Something is in the water this semester: in addition to the steady stream of printer and hard drive issues, there have also been Personal Problems Galore. These PPGs have included no less than 5 family deaths, a few moves, some unexpected babysitting gigs, and of course, Work.
My dear friend Nancy, a professor of Art History at various colleges around the city, has been long after me to toughen up with my students. She flunks hers in rapid fire. While I believe it's my job to hold students accountable for their work, there's inevitably a softer side that comes out; call it my pity chorus. "Sure, you can leave it in my mailbox."
This semester, I can for the first time in almost a decade of teaching, understand how burnout happens. To avoid it, I plan on avoiding my end of semester ritual of chasing students for late work, incomplete forms, and emailing their advisors. That said, I'm open and flexible to the small handful of genuine hard workers who have a lot on their plates. These are the few who communicate closely with me about catching up, and follow through; if you're reading this, you know who you are.

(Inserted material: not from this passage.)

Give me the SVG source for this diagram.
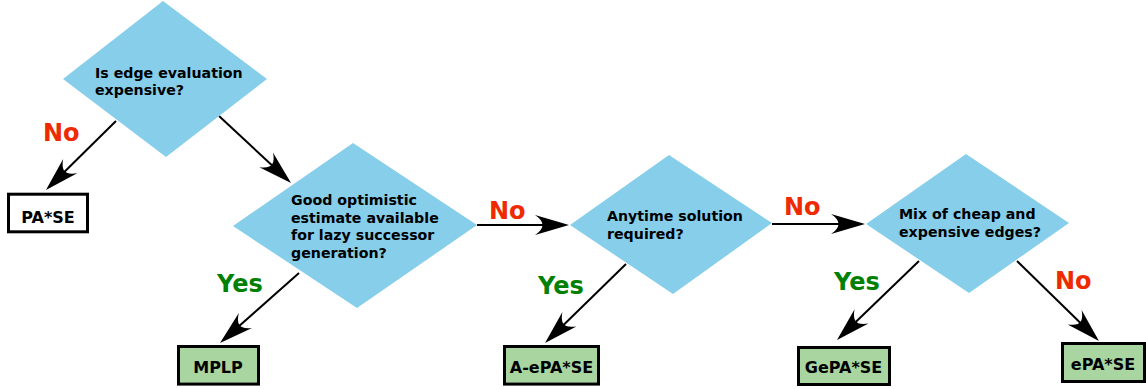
<svg xmlns="http://www.w3.org/2000/svg" width="1146" height="389" viewBox="0 0 1146 389">
  <style>
    .decision { fill: #87ceeb; stroke: none; }
    .result { fill: #a8d5a0; stroke: #000; stroke-width: 3; }
    .start-result { fill: #fff; stroke: #000; stroke-width: 3; }
    .q { font-family: "DejaVu Sans", "Liberation Sans", sans-serif; font-weight: bold; font-size: 14.2px; fill: #000; }
    .r { font-family: "DejaVu Sans", "Liberation Sans", sans-serif; font-weight: bold; font-size: 16px; fill: #000; text-anchor: middle; }
    .no { font-family: "DejaVu Sans", "Liberation Sans", sans-serif; font-weight: bold; font-size: 24px; fill: #f02a00; }
    .yes { font-family: "DejaVu Sans", "Liberation Sans", sans-serif; font-weight: bold; font-size: 24px; fill: #008000; }
    .edge { fill: none; stroke: #000; stroke-width: 2; marker-end: url(#head); }
  </style>
  <defs>
    <!-- notched arrowhead; tip sits 4px past the line end -->
    <marker id="head" markerUnits="userSpaceOnUse" markerWidth="40" markerHeight="24" viewBox="-34 -12 40 24" refX="0" refY="0" orient="auto" overflow="visible">
      <path d="M4 0 L-30 -10 C-20 -3 -20 3 -30 10 Z" fill="#000"/>
    </marker>
  </defs>

  <g id="connectors">
    <path class="edge" d="M116 121 L48.8 187.2"/>
    <path class="edge" d="M219 116 L288.1 180.3"/>
    <path class="edge" d="M299 273 L223 340.3"/>
    <path class="edge" d="M477 225 L565 225"/>
    <path class="edge" d="M626 264 L547.9 340.2"/>
    <path class="edge" d="M772 224 L861 224"/>
    <path class="edge" d="M919 261 L839.9 337.2"/>
    <path class="edge" d="M1017 261 L1096.1 338.2"/>
  </g>

  <g id="edge-labels">
    <text class="no" x="43" y="141">No</text>
    <text class="yes" x="217" y="292">Yes</text>
    <text class="no" x="489" y="219">No</text>
    <text class="yes" x="538" y="294">Yes</text>
    <text class="no" x="784" y="215">No</text>
    <text class="yes" x="834" y="290">Yes</text>
    <text class="no" x="1055" y="289">No</text>
  </g>

  <g id="q-edge-cost">
    <polygon class="decision" points="163,1 267,79 166,157 63,79"/>
    <text class="q" x="95" y="77.5">Is edge evaluation</text>
    <text class="q" x="95" y="95">expensive?</text>
  </g>

  <g id="q-lazy-estimate">
    <polygon class="decision" points="353,143 477,225 357,308 233,226"/>
    <text class="q" x="291" y="205">Good optimistic</text>
    <text class="q" x="291" y="222.7">estimate available</text>
    <text class="q" x="291" y="240.4">for lazy successor</text>
    <text class="q" x="291" y="258">generation?</text>
  </g>

  <g id="q-anytime">
    <polygon class="decision" points="669,155 772,223 673,294 570,225"/>
    <text class="q" x="607" y="221">Anytime solution</text>
    <text class="q" x="607" y="239">required?</text>
  </g>

  <g id="q-mixed-edges">
    <polygon class="decision" points="966,154 1069,223 969,293 866,224"/>
    <text class="q" x="899" y="219">Mix of cheap and</text>
    <text class="q" x="899" y="237">expensive edges?</text>
  </g>

  <g id="pase">
    <rect class="start-result" x="8.5" y="194.2" width="79" height="37.6"/>
    <text class="r" x="48" y="223">PA*SE</text>
  </g>

  <g id="mplp">
    <rect class="result" x="178.5" y="346.5" width="80" height="37.6"/>
    <text class="r" x="218" y="373">MPLP</text>
  </g>

  <g id="a-epase">
    <rect class="result" x="504.5" y="346.5" width="94" height="37.6"/>
    <text class="r" x="551.5" y="373">A-ePA*SE</text>
  </g>

  <g id="gepase">
    <rect class="result" x="798.5" y="347.5" width="91" height="37"/>
    <text class="r" x="843.5" y="373.3">GePA*SE</text>
  </g>

  <g id="epase">
    <rect class="result" x="1062.5" y="343.5" width="82" height="38"/>
    <text class="r" x="1103" y="370">ePA*SE</text>
  </g>
</svg>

I'll never forget my own dear Professor Staley, from SUNY Albany, who gave me that much needed extension after a long weekend of waitressing doubles at El Loco. What I remember most about this interaction is that it was rare and terrifying for me to ask him. It didn't resemble the rehearsed mumbles I get daily, the ones that run into one another from class to class, that blend and sound the same in both their laziness and tragedy. When I was paying for my own education, it meant something to me; I held myself accountable for my work and didn't expect professors to do it for me. It was college, after all! Not every chapter of Ulysses got read, but I did my best, read my work over for grammar and spelling before I turned it in, and gave true meaning to the phrase All Nighter. Looking back, the few teachers who taught me the most, and who I still cherish to this day, are the ones who made me work. So step it up.